Earlier this week, Peter Schorsch had an excellent analysis of Governor Crist’s sagging poll numbers among key demographics. Much of this has been largely under-reported in the mainstream press. While a sense among Democrats continues to prevail that Crist is the favorite to win this fall, the polling trends indicate otherwise.
Here are my biggest concerns from the surveys in recent weeks from the Crist perspective.
- Economic improvement has eventually led to better job approval ratings for Scott and a more positive feeling among Floridians about the direction of the state.
- Crist is getting beaten badly among males and while he is winning currently in the Orlando Metropolitan area an place trending heavily towards the Democrats, he is losing ground there. Crist is not getting the expected bump many had hoped in the Jacksonville and Tampa Bay areas. He runs strong in his home area but not perhaps as strongly as I had anticipated. Also the Democrats inability to compete with white male voters in medium sized counties across the state will be a much bigger problem in an off-year election than in a Presidential Election year.
- Governor Crist is losing the Cuban-American vote badly. Right now according to the most recent polling he is faring worse in that community than President Obama or Alex Sink did.
It is important to remember that polling is a snapshot in time and not an election projection. Rick Scott has been in the news lately — as well as spending millions on attack ads — while Governor Crist has been plugging away more subtly as he continues to build a campaign infrastructure. Still the trend lines are clear.
While we have long advocated a base vote strategy to win elections for Democrats, Charlie Crist’s candidacy is not exactly the playbook model to do this. So the hope had been that he would be able to appeal to moderates, particularly white male and Cuban-American voters. At this point in time at least, it appears Crist is having difficulty doing this.
Another hope I had that was not articulated here at any point was that a Crist candidacy could help Democrats make inroads among white male voters in Pasco, Hernando and Citrus counties, areas of the state in the Tampa Bay media market with lots of retirees who have voted for Crist, a Pinellas County raised former Republican on multiple occasions. In these counties, Crist was able to peel some Republican votes away from Marco Rubio in 2010. In 2010, a few people in these areas voted for Rick Scott AND Charlie Crist on the same day, leading to my hope that Crist would be a consideration this time among those Republican oriented voters.

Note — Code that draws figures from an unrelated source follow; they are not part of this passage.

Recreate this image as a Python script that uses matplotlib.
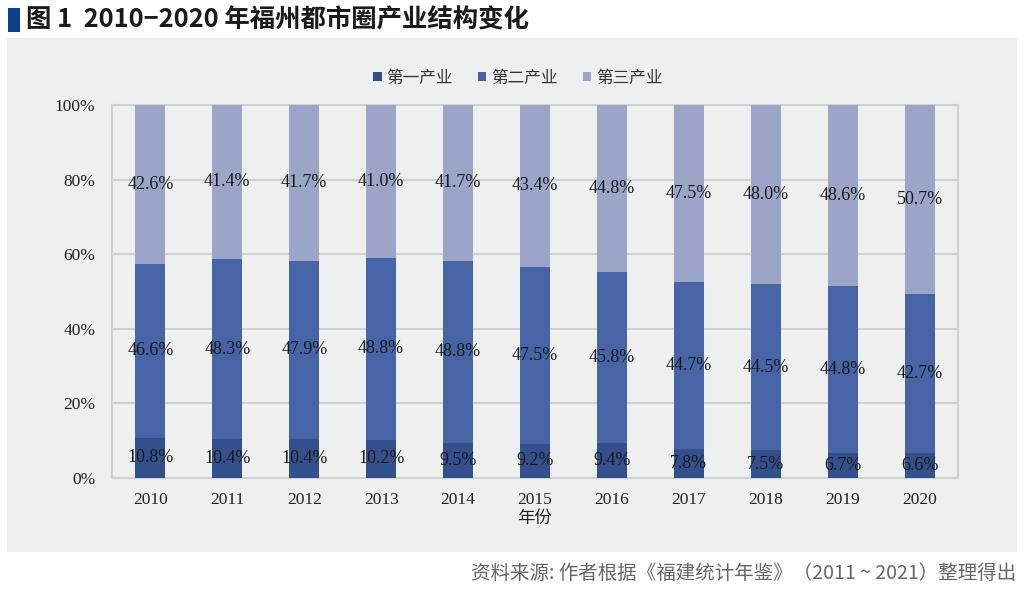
import matplotlib
matplotlib.use("Agg")
import matplotlib.pyplot as plt
from matplotlib.patches import Rectangle
import numpy as np

years = ["2010", "2011", "2012", "2013", "2014", "2015", "2016", "2017", "2018", "2019", "2020"]
primary = [10.8, 10.4, 10.4, 10.2, 9.5, 9.2, 9.4, 7.8, 7.5, 6.7, 6.6]
secondary = [46.6, 48.3, 47.9, 48.8, 48.8, 47.5, 45.8, 44.7, 44.5, 44.8, 42.7]
tertiary = [42.6, 41.4, 41.7, 41.0, 41.7, 43.4, 44.8, 47.5, 48.0, 48.6, 50.7]
series_names = ["第一产业", "第二产业", "第三产业"]
colors = ["#34508c", "#4764a6", "#9ba5c7"]

cjk = ["Noto Sans CJK SC", "DejaVu Sans"]
serif = ["Liberation Serif", "Noto Sans CJK SC"]

fig = plt.figure(figsize=(10.24, 5.89), dpi=100)
fig.patch.set_facecolor("white")

# panel background
panel = Rectangle((7/1024, 1-552/589), 1010/1024, 514/589,
                  transform=fig.transFigure, facecolor="#eeefef",
                  edgecolor="none", zorder=-10)
fig.add_artist(panel)
# title marker
fig.add_artist(Rectangle((8/1024, 1-32/589), 12/1024, 24/589,
                         transform=fig.transFigure, facecolor="#0d3f8f",
                         edgecolor="none", zorder=1))
fig.text(26/1024, 1-20/589, "图 1  2010−2020 年福州都市圈产业结构变化",
         family=cjk, fontsize=18.3, fontweight="bold", color="#1a1a1a",
         va="center", ha="left")
fig.text(1016/1024, 1-573/589,
         "资料来源: 作者根据《福建统计年鉴》（2011 ~ 2021）整理得出",
         family=cjk, fontsize=14, color="#666666", va="center", ha="right")

ax = fig.add_axes([112/1024, 1-478/589, 846/1024, 373/589])
ax.set_facecolor("#eeefef")
x = np.arange(len(years))
w = 0.39
data = [primary, secondary, tertiary]
bottom = np.zeros(len(years))
for vals, col, name in zip(data, colors, series_names):
    vals = np.array(vals)
    ax.bar(x, vals, w, bottom=bottom, color=col, label=name, zorder=3)
    for xi, b, v in zip(x, bottom, vals):
        ax.text(xi, b + v / 2, f"{v:.1f}%", ha="center", va="center",
                family=serif, fontsize=13, color="#1a1a1a", zorder=4)
    bottom = bottom + vals

ax.set_xlim(-0.5, len(years) - 0.5)
ax.set_ylim(0, 100)
ax.set_yticks([0, 20, 40, 60, 80, 100])
ax.set_yticklabels([f"{v}%" for v in [0, 20, 40, 60, 80, 100]])
ax.set_xticks(x)
ax.set_xticklabels(years)
for lab in ax.get_xticklabels() + ax.get_yticklabels():
    lab.set_family(serif)
    lab.set_fontsize(12.5)
    lab.set_color("#222222")
ax.tick_params(length=0, pad=10)
ax.tick_params(axis="y", pad=12)
ax.grid(axis="y", color="#d0d0d0", linewidth=1.5, zorder=0)
ax.set_axisbelow(True)
for s in ax.spines.values():
    s.set_color("#d0d0d0")
    s.set_linewidth(1.5)
ax.set_xlabel("年份", family=cjk, fontsize=12.5, color="#222222", labelpad=1)

leg = ax.legend(loc="center", bbox_to_anchor=(0.48, (478-78)/373), ncol=3,
                frameon=False, prop={"family": cjk, "size": 12},
                handlelength=0.5, handleheight=0.5, handletextpad=0.3,
                columnspacing=1.5)
for t in leg.get_texts():
    t.set_color("#333333")

fig.savefig("out.png", dpi=100, facecolor="white")
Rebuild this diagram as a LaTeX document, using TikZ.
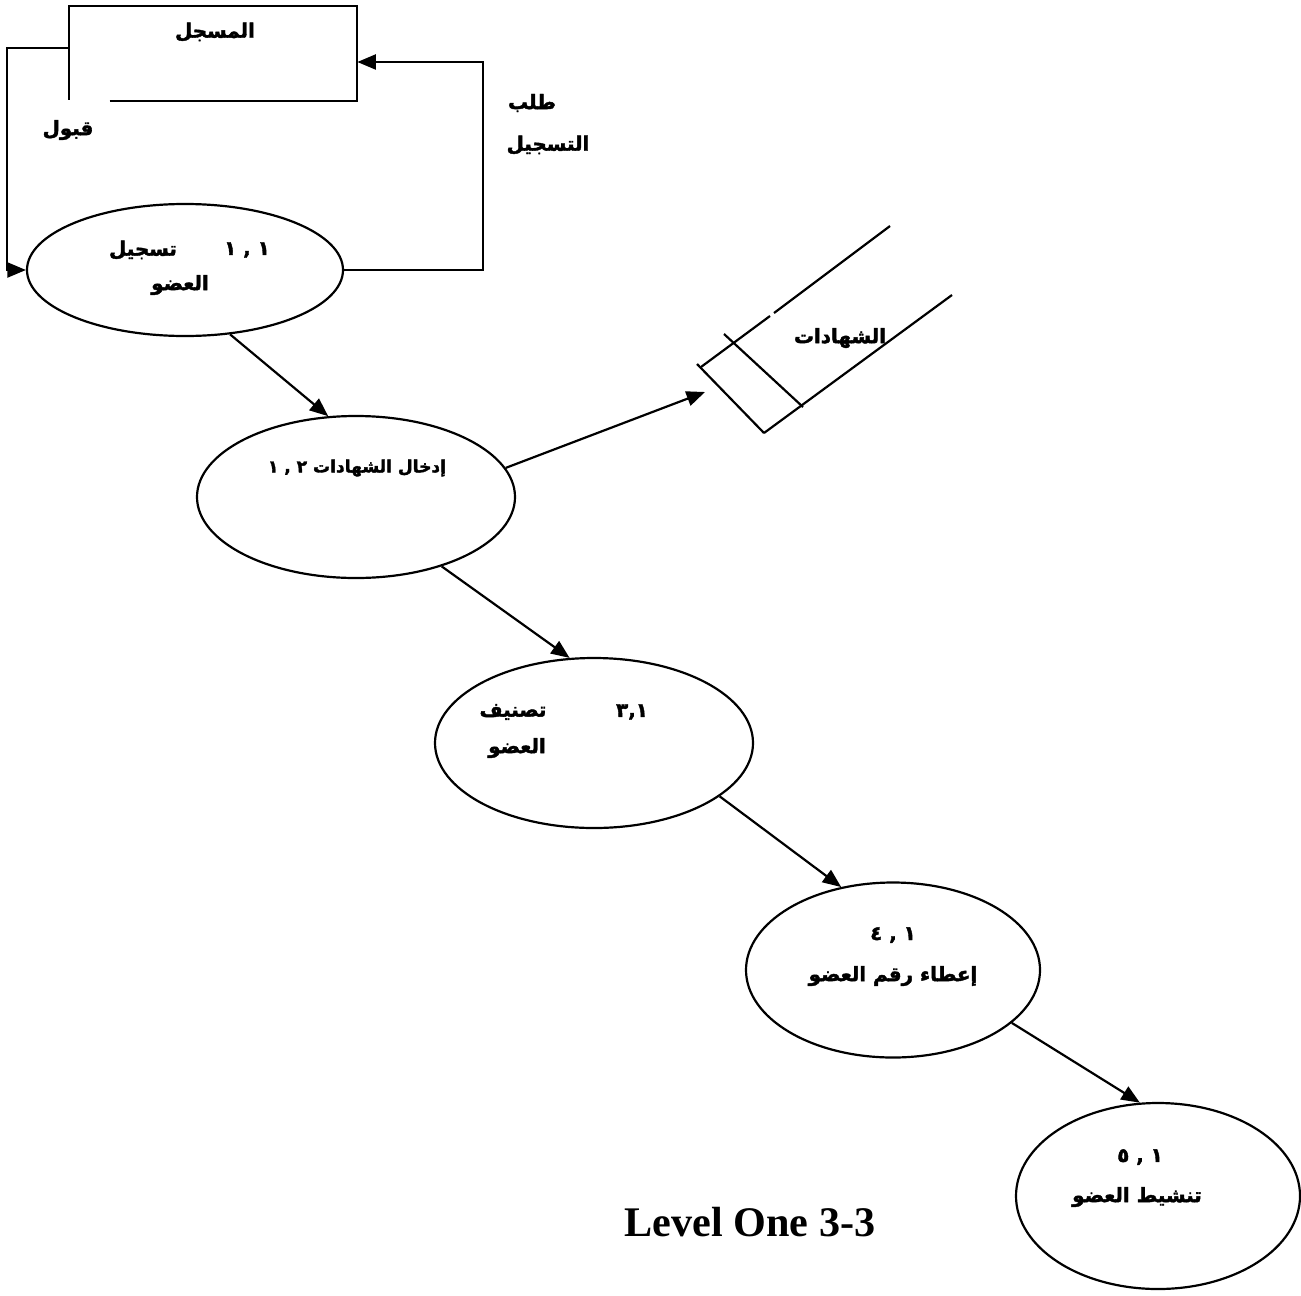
\documentclass[tikz,border=0pt]{standalone}
\usepackage{fontspec}
\setmainfont{Liberation Serif}
\newfontfamily\ar[Script=Arabic,BoldFeatures={FakeBold=2}]{DejaVu Sans}
\TeXXeTstate=1
\usetikzlibrary{shapes.geometric,arrows.meta}
% Arabic text, right to left, bold
\newcommand\AR[1]{{\ar\bfseries\beginR #1\endR}}

\begin{document}
\begin{tikzpicture}[x=0.2mm,y=-0.2mm,
  line/.style={line width=1.25pt},
  arr/.style={line, -{Triangle[length=10.5pt,width=8.5pt]}},
  proc/.style={ellipse, draw, line width=1.25pt, inner sep=0pt},
  lbl/.style={inner sep=0pt, font=\fontsize{11.3}{13}\selectfont},
  small/.style={inner sep=0pt, font=\fontsize{9.7}{11}\selectfont}]

\useasboundingbox (0,0) rectangle (1301,1295);

% external entity
\node[minimum width=57.6mm, minimum height=19mm, inner sep=0pt] (reg) at (213,53.5) {};
\draw[line] ([xshift=8.2mm]reg.south west) -- (reg.south east) -- (reg.north east)
  -- (reg.north west) -- ([yshift=0.2mm]reg.south west);
\node[lbl] (regt) at (215,32) {\AR{المسجل}};

% processes
\node[proc, minimum width=63.2mm, minimum height=26.4mm] (p1) at (185,270) {};
\node[proc, minimum width=63.6mm, minimum height=32.4mm] (p2) at (356,497) {};
\node[proc, minimum width=63.6mm, minimum height=34mm]   (p3) at (594,743) {};
\node[proc, minimum width=58.8mm, minimum height=35mm]   (p4) at (893,970) {};
\node[proc, minimum width=56.8mm, minimum height=37.2mm] (p5) at (1158,1196) {};

% process labels
\node[lbl] (p1n) at (247,250) {\AR{١ , ١}};
\node[lbl] (p1a) at (143,250) {\AR{تسجيل}};
\node[lbl] (p1b) at (180,285) {\AR{العضو}};

\node[small] (p2a) at (357,468) {\AR{إدخال الشهادات ٢ , ١}};

\node[lbl] (p3n) at (632,712) {\AR{٣,١}};
\node[lbl] (p3a) at (513,712) {\AR{تصنيف}};
\node[lbl] (p3b) at (517,748) {\AR{العضو}};

\node[lbl] (p4n) at (893,935) {\AR{١ , ٤}};
\node[lbl] (p4a) at (893,976) {\AR{إعطاء رقم العضو}};

\node[lbl] (p5n) at (1140,1157) {\AR{١ , ٥}};
\node[lbl] (p5a) at (1137,1197) {\AR{تنشيط العضو}};

% data store
\coordinate (dsa) at (701,367);
\coordinate (dsb) at (764,433);
\coordinate (dsc) at (727,337);
\coordinate (dsd) at (803,407);
\draw[line] (697,364) -- (dsb);
\draw[line] (dsa) -- (770,316);
\draw[line] (774,313) -- (890,226);
\draw[line] (dsb) -- (952,295);
\draw[line] ([shift={(-3,-3)}]dsc) -- (dsd);
\node[lbl] (dst) at (840,338) {\AR{الشهادات}};
\coordinate (dsin) at (705,392);

% flows
\draw[arr] ([yshift=1.1mm]reg.west) -- ++(-62,0) |- (p1.west);
\node[lbl] (acc) at (68,130) {\AR{قبول}};
\draw[arr] (p1.east) -- ++(139,0) |- ([yshift=-1.7mm]reg.east);
\node[lbl] (req1) at (532,103) {\AR{طلب}};
\node[lbl] (req2) at (548,145) {\AR{التسجيل}};

\draw[arr] (p1.-55) -- (p2.109);
\draw[arr] (p2.11) -- (dsin);
\draw[arr] (p2.-39) -- (p3.106);
\draw[arr] (p3.-23) -- (p4.122);
\draw[arr] (p4.-24) -- (p5.101);

\node[inner sep=0pt, font=\bfseries\fontsize{24}{28}\selectfont] (title) at (750,1222) {Level One 3-3};
\end{tikzpicture}
\end{document}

While I have not seen definitive data from these counties it appears based on the regional grouping of the cross-tabs in multiple polls, these areas have shifted towards Rick Scott.
I continue to hold out hope that Pinellas County where Crist hails from and remains popular can create the type of home county advantage polls are not reflecting currently. This also will be critical for the Democrats in the legislature who have four big State House races and a State Senate seat to contest strongly in the county.
While it is not time to panic by any stretch of the imagination, Crist’s numbers are worrying and the trends are unfortunately unmistakable. My fear is that Crist has been defined and moving voters into his column is going to be as difficult as it typically is for an unpopular or polarizing incumbent. Many didn’t believe this would be the case with Governor Crist, and I certainly hoped it would not be. Equally troubling is that Rick Scott who it long seemed had a ceiling of support somewhere in the upper 30s or low 40s seems to have broken that mark now in multiple polls over an extended period. This race was always going to tighten but now it has gotten far too close for comfort.